Delitto Pamio, 24 anni alla vicina di casa

Per l’omicidio dell’87enne Lida Taffi Pamio, l’inserviente del Fatebenefratelli Monica Busetto, 52 anni, è stata condannata ieri a 24 anni di reclusione dalla Corte d’assise di Venezia presieduta dal giudice Arturo Toppan. Sono state sostanzialmente accolte le tesi dell’accusa portate avanti dal pubblico ministero Lucia D’Alessandro, che però aveva chiesto per la donna la pena massima, quella dell’ergastolo. Sono bastate poco più di due ore per i due giudici togati e i sei popolari per prendere la decisione: per omicidio volontario, aggravato dalla minorata difesa dell’anziana, l’imputata è stata condannata a 23 anni, quindi è stato aggiunto un altro anno per il furto della collanina, mentre l’accusa gli aveva contestato la rapina, infine è stata assolta dalla simulazione di reato. Monica Busetto è rimasta impassibile durante la lettura della sentenza, i suoi difensori, gli avvocati Alessandro Doglioni e Stefano Busetto hanno poi preannunciato l’appello, che presenteranno non appena saranno note le motivazioni della sentenza, dunque ci sarà un secondo processo per l’assassinio dell’anziana residente in viale Vespucci davanti alla Corte d’assise d’appello.

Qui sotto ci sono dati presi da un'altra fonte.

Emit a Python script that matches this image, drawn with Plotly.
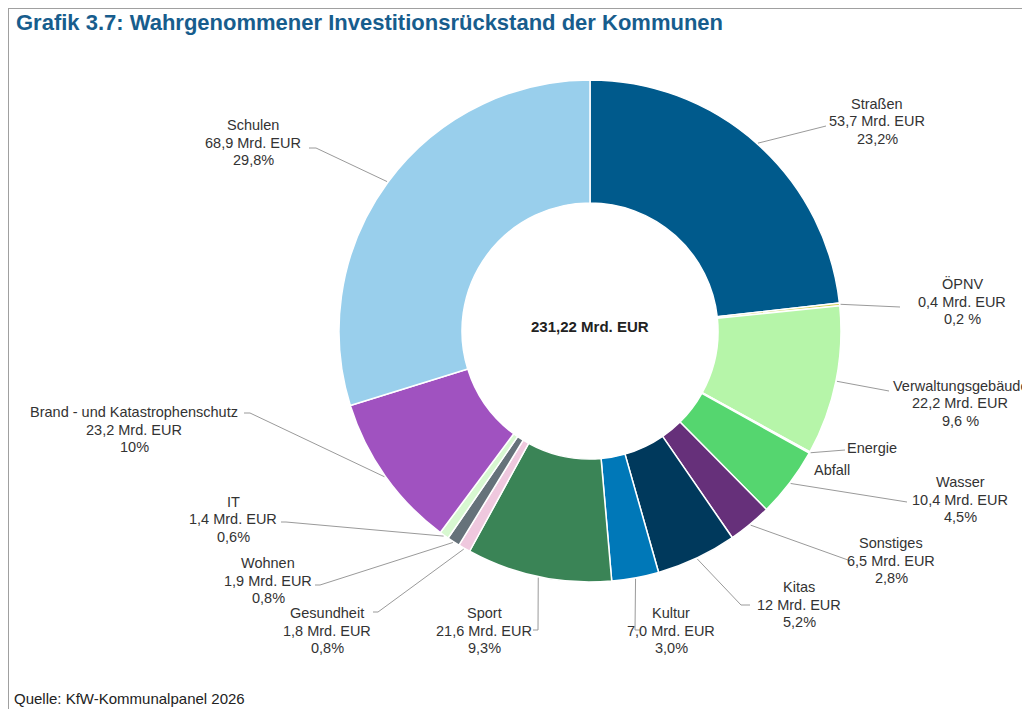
import math
import plotly.graph_objects as go

# ---------------- data ----------------
categories = ["Straßen", "ÖPNV", "Verwaltungsgebäude", "Energie", "Abfall", "Wasser",
              "Sonstiges", "Kitas", "Kultur", "Sport", "Gesundheit", "Wohnen", "IT",
              "Brand - und Katastrophenschutz", "Schulen"]
values = [53.7, 0.4, 22.2, 0.12, 0.10, 10.4, 6.5, 12.0, 7.0, 21.6, 1.8, 1.9, 1.4, 23.2, 68.9]
value_labels = ["53,7 Mrd. EUR", "0,4 Mrd. EUR", "22,2 Mrd. EUR", "", "", "10,4 Mrd. EUR",
                "6,5 Mrd. EUR", "12 Mrd. EUR", "7,0 Mrd. EUR", "21,6 Mrd. EUR", "1,8 Mrd. EUR",
                "1,9 Mrd. EUR", "1,4 Mrd. EUR", "23,2 Mrd. EUR", "68,9 Mrd. EUR"]
share_labels = ["23,2%", "0,2 %", "9,6 %", "", "", "4,5%", "2,8%", "5,2%", "3,0%", "9,3%",
                "0,8%", "0,8%", "0,6%", "10%", "29,8%"]

# ---------------- styles / layout ----------------
colors = ["#005a8c", "#cfd35a", "#b6f5a9", "#e9eec0", "#f2f2f2", "#55d66f",
          "#66307a", "#00395c", "#0078b8", "#3a8456", "#efc8de", "#66727a",
          "#d8f8d1", "#a052c0", "#99cfec"]

PAGE_W, PAGE_H = 1030, 709
BODY = 8  # default page margin around the plot div
W, H = PAGE_W - BODY, PAGE_H - BODY
CX, CY, R = 590, 331, 251
HOLE = 0.51

# label text position (center x, first line y) and leader-line route (page pixels)
label_layout = {
    "Straßen": dict(x=877, y=104, path=[(826, 126)]),
    "ÖPNV": dict(x=962, y=284, path=[(900, 307)]),
    "Verwaltungsgebäude": dict(x=960, y=386, path=[(889, 391)]),
    "Energie": dict(x=872, y=448, path=[(845, 450)]),
    "Abfall": dict(x=832, y=470, path=None),
    "Wasser": dict(x=960, y=482, path=[(907, 502)]),
    "Sonstiges": dict(x=891, y=543, path=[(848, 560)]),
    "Kitas": dict(x=799, y=587, path=[(741, 605), (750, 605)]),
    "Kultur": dict(x=671, y=613, path=[(635, 630), (640, 630)]),
    "Sport": dict(x=484, y=613, path=[(538, 630), (533, 630)]),
    "Gesundheit": dict(x=327, y=613, path=[(378, 612), (373, 612)]),
    "Wohnen": dict(x=268, y=563, path=[(320, 585), (315, 585)]),
    "IT": dict(x=233, y=502, path=[(286, 522), (281, 522)]),
    "Brand - und Katastrophenschutz": dict(x=134, y=412, path=[(250, 413), (244, 413)]),
    "Schulen": dict(x=253, y=125, path=[(316, 148), (309, 148)]),
}
LINE_STEP = 17.5
FONT = "Liberation Sans, Arial, sans-serif"
TEXT_COLOR = "#333333"


def px(x):
    return (x - BODY) / W


def py(y):
    return 1 - (y - BODY) / H


total = sum(values)

fig = go.Figure(go.Pie(
    labels=categories,
    values=values,
    sort=False,
    direction="clockwise",
    rotation=0,
    hole=HOLE,
    marker=dict(colors=colors, line=dict(color="white", width=1.5)),
    textinfo="none",
    hoverinfo="label+value+percent",
    showlegend=False,
    domain=dict(x=[px(CX - R), px(CX + R)], y=[py(CY + R), py(CY - R)]),
))

annotations = []
shapes = []

# leader lines + labels
cum = 0.0
for name, v, vl, sl in zip(categories, values, value_labels, share_labels):
    mid = (cum + v / 2) / total * 2 * math.pi
    cum += v
    lay = label_layout[name]
    lines = [t for t in (name, vl, sl) if t]
    for i, t in enumerate(lines):
        annotations.append(dict(
            x=px(lay["x"]), y=py(lay["y"] + i * LINE_STEP), xref="paper", yref="paper",
            text=t, showarrow=False, xanchor="center", yanchor="middle",
            font=dict(family=FONT, size=14.5, color=TEXT_COLOR)))
    if lay["path"]:
        pts = [(CX + (R + 1) * math.sin(mid), CY - (R + 1) * math.cos(mid))] + lay["path"]
        for (x0, y0), (x1, y1) in zip(pts[:-1], pts[1:]):
            shapes.append(dict(type="line", xref="paper", yref="paper",
                               x0=px(x0), y0=py(y0), x1=px(x1), y1=py(y1),
                               line=dict(color="#9a9a9a", width=1)))

# center total
annotations.append(dict(
    x=px(CX), y=py(327), xref="paper", yref="paper",
    text="<b>" + f"{total:.2f}".replace(".", ",") + " Mrd. EUR</b>",
    showarrow=False, xanchor="center", yanchor="middle",
    font=dict(family=FONT, size=15, color="#222222")))

# title
annotations.append(dict(
    x=px(14), y=py(23), xref="paper", yref="paper",
    text="<b>Grafik 3.7: Wahrgenommener Investitionsrückstand der Kommunen</b>",
    showarrow=False, xanchor="left", yanchor="middle",
    font=dict(family=FONT, size=22, color="#175d8d")))

# source
annotations.append(dict(
    x=px(12), y=py(698), xref="paper", yref="paper",
    text="Quelle: KfW-Kommunalpanel 2026",
    showarrow=False, xanchor="left", yanchor="middle",
    font=dict(family=FONT, size=15, color="#222222")))

# frame lines
shapes.append(dict(type="line", xref="paper", yref="paper",
                   x0=px(8), y0=py(8), x1=1, y1=py(8),
                   line=dict(color="#a0a0a0", width=2)))
shapes.append(dict(type="line", xref="paper", yref="paper",
                   x0=px(8), y0=py(8), x1=px(8), y1=0,
                   line=dict(color="#a0a0a0", width=2)))

fig.update_layout(
    width=W, height=H,
    margin=dict(l=0, r=0, t=0, b=0),
    paper_bgcolor="white",
    plot_bgcolor="white",
    annotations=annotations,
    shapes=shapes,
)

fig.write_html("out.html")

Secondo la rappresentante della Procura in questo processo, alla fine, è spuntata una «prova regina»: il dna della vittima sulla catenina d'oro spezzata sequestrata in casa dell'imputata. Per il pm, sia la scena del crimine sia la collanina «sono parlanti», aveva spiegato nella sua requisitoria: avevano cioè fornito elementi per individuare la responsabile dell'omicidio. La catenina d'oro che la vittima aveva al collo il pomeriggio del 20 dicembre di due anni fa, quando è stata uccisa, era stata strappata e gli investigatori della Squadra mobile poco meno di un mese dopo l'hanno ritrovata nel portagioie nella camera della Busetto. «Quella collana era della vittima», aveva sostenuto l'accusa, «l'unico dna rintracciato era il suo, mentre non c'è traccia di quello dell'imputata o della sorella o, comunque, di qualcuno della famiglia Busetto».
L'imputata, anche nell'interrogatorio che aveva sostenuto in aula, aveva spiegato che la catenina doveva essere della sorella. «Ma come mai», si era chiesta la pm, «non c'è alcuna sua traccia?». La Busetto fin dai primi momenti avrebbe cercato di cancellare le tracce, di depistare gli inquirenti. L'omicidio, presumibilmente - aveva aggiunto il magistrato - era stato un delitto d'impeto, anche se brutale ed efferato, visto che l'anziana prima è stata stordita, quindi accoltellata e infine strangolata, ma in un secondo momento Monica Busetto era tornata nella casa per pulire le tracce da lei lasciate durante l’aggressione. Quindi, avrebbe raccontato diverse bugie e avrebbe anche sparso calunnie nei confronti della vittima, sostenendo al telefono con un'amica, per sviare i sospetti sul suo conto, che «prestava soldi alla gente».
Il pm aveva spiegato che il lavoro degli uomini della Squadra mobile era stato «certosino e caparbio» e prima di imboccare la pista Busetto non ne avevano tralasciate altre, intercettando una serie di persone, compresi i parenti della vittima, e addirittura un'uomo indicato da una telefonata anonima, poi risultato estraneo. Anche le intercettazioni avrebbero «incastrato» l'imputata: alla sorella in due occasioni aveva raccontato di aver buttato via sia i guanti utilizzati in casa (durante l'interrogatorio aveva invece dichiarato di non averne mai usati) sia il tappetino posto sull’ingresso di casa sua. Prima di chiedere l'ergastolo aveva sottolineato che c’era un movente più generale che l'aveva mossa: l'odio e l'insofferenza verso tutti gli anziani con cui aveva a che fare da anni quotidianamente essendo operatrice socio sanitaria al Fatebenefratelli di Venezia, e uno più specifico, l'acredine nei confronti della Pamio a causa delle sue piante che lasciavano cadere le foglie sul pianerottolo comune, visto che l'imputata era dirimpettaia della vittima e a causa del volume troppo alto della Tv.